"Les pédophiles sont souvent d'anciennes victimes", analysait en avril dernier le neuropsychiatre Serge Bornstein, au micro d'Europe 1. Un exemple récent vient accréditer cette thèse du scientifique et expert près la cour d'appel de Paris. Un homme de 64 ans, condamné pour des faits de pédophilie en 2002, a fait récemment condamner l'homme qu'il accuse de l'avoir perverti, il y a plus de 50 ans : un prêtre aumônier pédophile. Et son avocat veut aller plus loin, comme le révélait RTL lundi, en attaquant le Vatican.
"Le virus de la pédophilie est là". Les faits dénoncés par le sexagénaire se produisent au début des années 60, dans un lycée de Bourg-en-Bresse, dans l'Ain, alors qu'il n'est âgé que de 12 ans. Le prêtre y est alors aumônier. "Vous avez un jeune adolescent âgé de 12-14 ans, qui est pris en affection par un prêtre. C'est un prêtre pédophile et il profite de l'affection de ce garçon pour l'agresser sexuellement", raconte au micro d'Europe 1 son avocat, Me Emmanuel Ludo. "Ce jeune homme va essayer de mener une vie normale. Il se marie et a des enfants.

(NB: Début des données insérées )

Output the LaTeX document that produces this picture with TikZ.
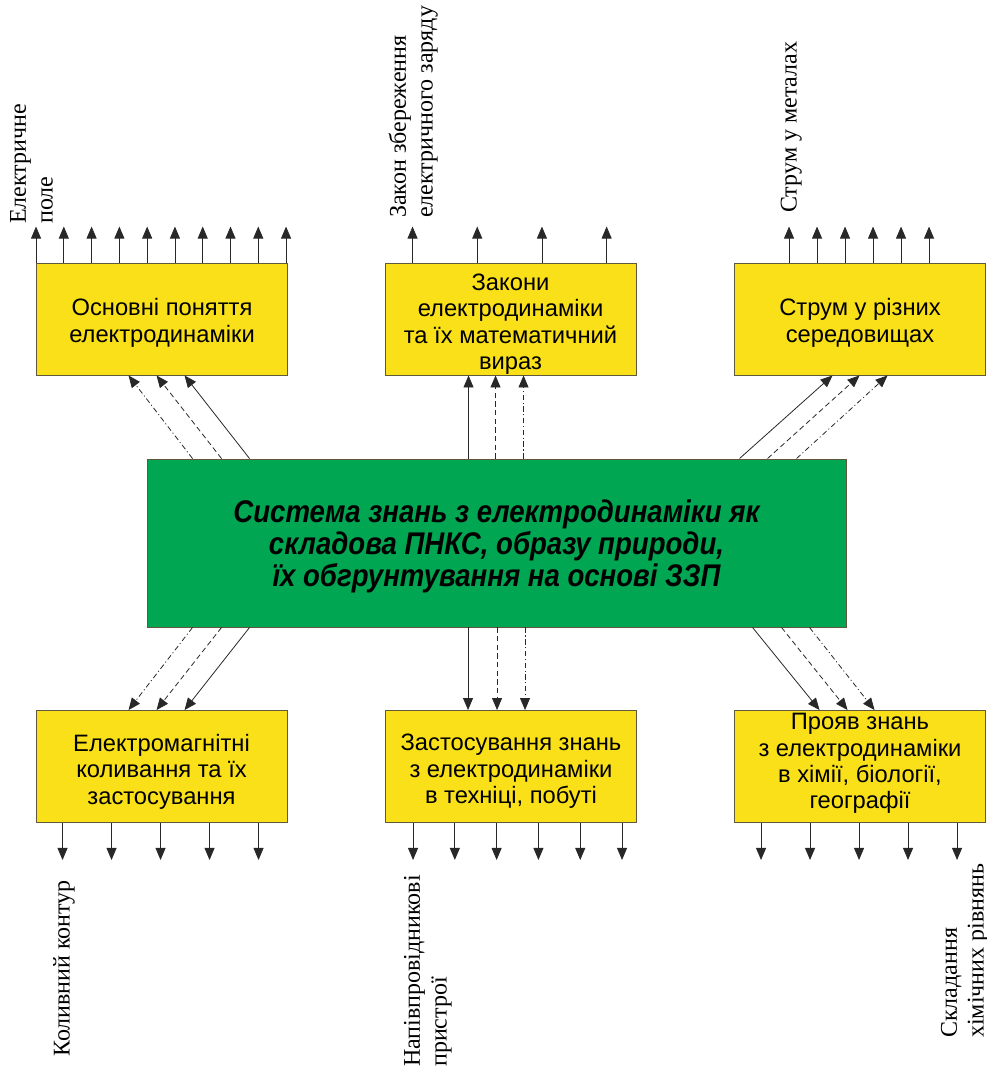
\documentclass[tikz,border=0pt]{standalone}
\usepackage{fontspec}
\setmainfont{Liberation Serif}
\newfontfamily\boxfont{Liberation Sans}
\newfontfamily\headfont[FakeStretch=0.88]{Liberation Sans}
\usetikzlibrary{arrows.meta,calc}
\definecolor{boxyellow}{RGB}{250,224,25}
\definecolor{coregreen}{RGB}{0,166,81}
\definecolor{rim}{RGB}{95,90,60}
\definecolor{wire}{RGB}{40,40,40}

\begin{document}
\begin{tikzpicture}[x=0.75pt,y=-0.75pt,
  topic/.style={draw=rim, line width=0.7pt, fill=boxyellow,
    minimum width=188.25pt, minimum height=84pt, inner sep=0pt},
  topictext/.style={inner sep=0pt, align=center,
    font=\boxfont\fontsize{17.8}{19.8}\selectfont},
  core/.style={draw=rim, line width=0.7pt, fill=coregreen,
    minimum width=524.25pt, minimum height=126pt, inner sep=0pt},
  coretext/.style={inner sep=0pt, align=center,
    font=\headfont\bfseries\itshape\fontsize{23.5}{24}\selectfont},
  arr/.style={draw=wire, line width=0.6pt, -{Triangle[length=9pt,width=7.5pt]}},
  dsh/.style={arr, dash pattern=on 4pt off 2.5pt},
  ddot/.style={arr, dash pattern=on 4pt off 2pt on 0.8pt off 2pt},
  vlab/.style={rotate=90, inner sep=0pt, align=left,
    font=\fontsize{18}{20}\selectfont}
]
\useasboundingbox (0,0) rectangle (987,1070);

% yellow topic boxes
\node[topic] (B1) at (162,319)     {};
\node[topic] (B2) at (510.5,319)   {};
\node[topic] (B3) at (860,319)     {};
\node[topic] (D1) at (161.5,766.5) {};
\node[topic] (D2) at (511,766.5)   {};
\node[topic] (D3) at (860,766.5)   {};

\node[topictext] (B1t) at ($(B1.center)+(0,4)$)  {Основні поняття\\електродинаміки};
\node[topictext] (B2t) at ($(B2.center)+(0,5)$)  {Закони\\електродинаміки\\та їх математичний\\вираз};
\node[topictext] (B3t) at ($(B3.center)+(0,4)$)  {Струм у різних\\середовищах};
\node[topictext] (D1t) at ($(D1.center)+(0,5)$)  {Електромагнітні\\коливання та їх\\застосування};
\node[topictext] (D2t) at ($(D2.center)+(0,5)$)  {Застосування знань\\з електродинаміки\\в техніці, побуті};
\node[topictext] (D3t) at ($(D3.center)+(0,-3)$) {Прояв знань\\з електродинаміки\\в хімії, біології,\\географії};

% central box
\node[core] (G) at (496.5,543) {};
\node[coretext] (Gt) at ($(G.center)+(0,3)$) {Система знань з електродинаміки як\\складова ПНКС, образу природи,\\їх обгрунтування на основі ЗЗП};

% outgoing arrows above the upper boxes
\foreach \i in {0,...,9} {
  \coordinate (u1-\i) at ($(B1.north west)+(\i*27.78,-36)$);
  \draw[arr] (u1-\i |- B1.north) -- (u1-\i);
}
\foreach \i in {0,...,3} {
  \coordinate (u2-\i) at ($(B2.north west)+(28+\i*64.7,-36)$);
  \draw[arr] (u2-\i |- B2.north) -- (u2-\i);
}
\foreach \i in {0,...,5} {
  \coordinate (u3-\i) at ($(B3.north west)+(55+\i*28,-36)$);
  \draw[arr] (u3-\i |- B3.north) -- (u3-\i);
}

% outgoing arrows below the lower boxes
\foreach \i in {0,...,4} {
  \coordinate (d1-\i) at ($(D1.south west)+(27+\i*49,37)$);
  \draw[arr] (d1-\i |- D1.south) -- (d1-\i);
}
\foreach \i in {0,...,5} {
  \coordinate (d2-\i) at ($(D2.south west)+(28+\i*41.8,37)$);
  \draw[arr] (d2-\i |- D2.south) -- (d2-\i);
}
\foreach \i in {0,...,4} {
  \coordinate (d3-\i) at ($(D3.south west)+(27+\i*49,37)$);
  \draw[arr] (d3-\i |- D3.south) -- (d3-\i);
}

% links from the central box to the upper boxes
\draw[arr]  ($(G.north west)+(103,0)$) -- ($(B1.south west)+(148.5,0)$);
\draw[dsh]  ($(G.north west)+(75,0)$)  -- ($(B1.south west)+(120.5,0)$);
\draw[ddot] ($(G.north west)+(46,0)$)  -- ($(B1.south west)+(92.5,0)$);

\coordinate (m1) at ($(B2.south west)+(84,0)$);
\coordinate (m2) at ($(B2.south west)+(111,0)$);
\coordinate (m3) at ($(B2.south west)+(139,0)$);
\draw[arr]  (m1 |- G.north) -- (m1);
\draw[dsh]  (m2 |- G.north) -- (m2);
\draw[ddot] (m3 |- G.north) -- (m3);

\draw[arr]  ($(G.north west)+(593,0)$) -- ($(B3.south west)+(98.5,0)$);
\draw[dsh]  ($(G.north west)+(621,0)$) -- ($(B3.south west)+(125.5,0)$);
\draw[ddot] ($(G.north west)+(650,0)$) -- ($(B3.south west)+(153.5,0)$);

% links from the central box to the lower boxes
\draw[arr]  ($(G.south west)+(103,0)$) -- ($(D1.north west)+(149,0)$);
\draw[dsh]  ($(G.south west)+(75,0)$)  -- ($(D1.north west)+(121,0)$);
\draw[ddot] ($(G.south west)+(46,0)$)  -- ($(D1.north west)+(93,0)$);

\coordinate (n1) at ($(D2.north west)+(83,0)$);
\coordinate (n2) at ($(D2.north west)+(112,0)$);
\coordinate (n3) at ($(D2.north west)+(140,0)$);
\draw[arr]  (n1 |- G.south) -- (n1);
\draw[dsh]  (n2 |- G.south) -- (n2);
\draw[ddot] (n3 |- G.south) -- (n3);

\draw[arr]  ($(G.south west)+(606,0)$) -- ($(D3.north west)+(85.5,0)$);
\draw[dsh]  ($(G.south west)+(635,0)$) -- ($(D3.north west)+(113.5,0)$);
\draw[ddot] ($(G.south west)+(663,0)$) -- ($(D3.north west)+(140.5,0)$);

% rotated captions
\node[vlab, anchor=south west] (L1) at (53,224)  {Електричне\\поле};
\node[vlab, anchor=south west] (L2) at (438,218) {Закон збереження\\електричного заряду};
\node[vlab, anchor=south west] (L3) at (802,213) {Струм у металах};
\node[vlab, anchor=south west] (L4) at (75,1057)  {Коливний контур};
\node[vlab, anchor=south west] (L5) at (452,1067) {Напівпровідникові\\пристрої};
\node[vlab, anchor=south west] (L6) at (989,1038) {Складання\\хімічних рівнянь};
\end{tikzpicture}
\end{document}
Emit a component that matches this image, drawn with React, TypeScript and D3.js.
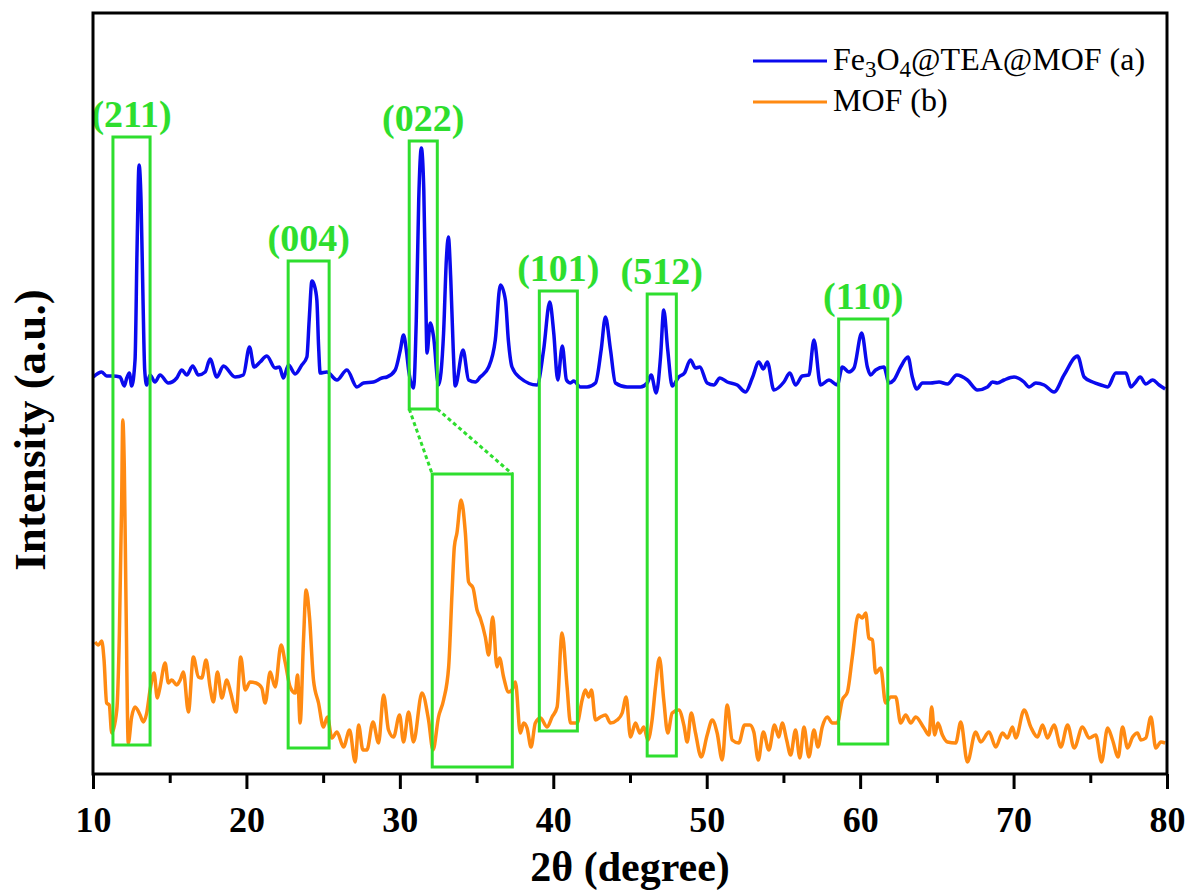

Mais le virus de la pédophilie est là et il va commettre des infractions puisqu'il est condamné pour des attouchements sexuels", poursuit-il.
"50 ans plus tard, la prescription n'est pas acquise". Le jeune garçon devenu grand est donc condamné en 2002. "Au sortir de cette condamnation, sa vie familiale est pulvérisée, sa vie professionnelle est détruite. Il est seul", explique Me Ludo. L'homme doit se soigner et se reconstruire. "Son thérapeute va le convaincre que sa thérapie passe par la recherche de ce prêtre pédophile et sa condamnation", rapporte l'avocat. "50 ans plus tard, les faits sont prescrits pénalement, depuis longtemps. Mais civilement, il faut considérer que la prescription n'est pas acquise et c'est la raison pour laquelle j'ai réussi à le faire condamner", raconte l'avocat. Ainsi, le tribunal de Nantua a récemment condamné l'ancien aumônier, aujourd'hui retraité et âgé de 82 ans, pour "agression sexuelle". Ce dernier a dû verser 1 euro symbolique à sa victime devenu bourreaux.
Il demande 50.000 euros au Vatican. Mais l'avocat et son client ne veulent pas s'arrêter là. Et si tous les chemins mènent à Rome, celui-ci pousse les deux hommes jusqu'au Vatican. Selon l'avocat, le Saint-Siège aurait protégé le prêtre quand le poids des accusations de pédophilie se faisait de plus en plus pesant. Le Vatican l'aurait ainsi déplacé en Suisse dans les années 70, où un poste lui a été taillé sur mesure. Ce n'est qu'à l'âge de la retraite que le curé rejoint la France. Et Me Ludo espère désormais obtenir réparation pour son client : une indemnisation de 50.000 euros.
"J'ai fait partir une demande d'indemnisation auprès du Saint-Siège, considérant que le Vatican avait une responsabilité qui me paraît claire. Dans la mesure où c'est le Vatican qui couvre souvent les agissements de ces prêtres et qui les déplace en fonction des dangers qu'ils peuvent représenter, je considère qu'il faut maintenant indemniser", argumente l'avocat.
La pédophilie et la lente réaction du Saint-Siège. Une affaire qui prend tout son sens à la lumière de la dernière décision prise par le pape François en matière de lutte contre la pédophilie dans l'Eglise. Le 10 juin dernier, le souverain pontife a en effet créé une instance judiciaire chargée de juger les évêques qui auraient couvert des abus sexuels commis par des prêtres dans leur diocèse. Un premier procès devait même se tenir en début de mois. Cependant, aucune mesure concernant une indemnisation des victimes n'avait été mentionnée. Pour l'heure, la demande de Me Ludo est restée lettre morte.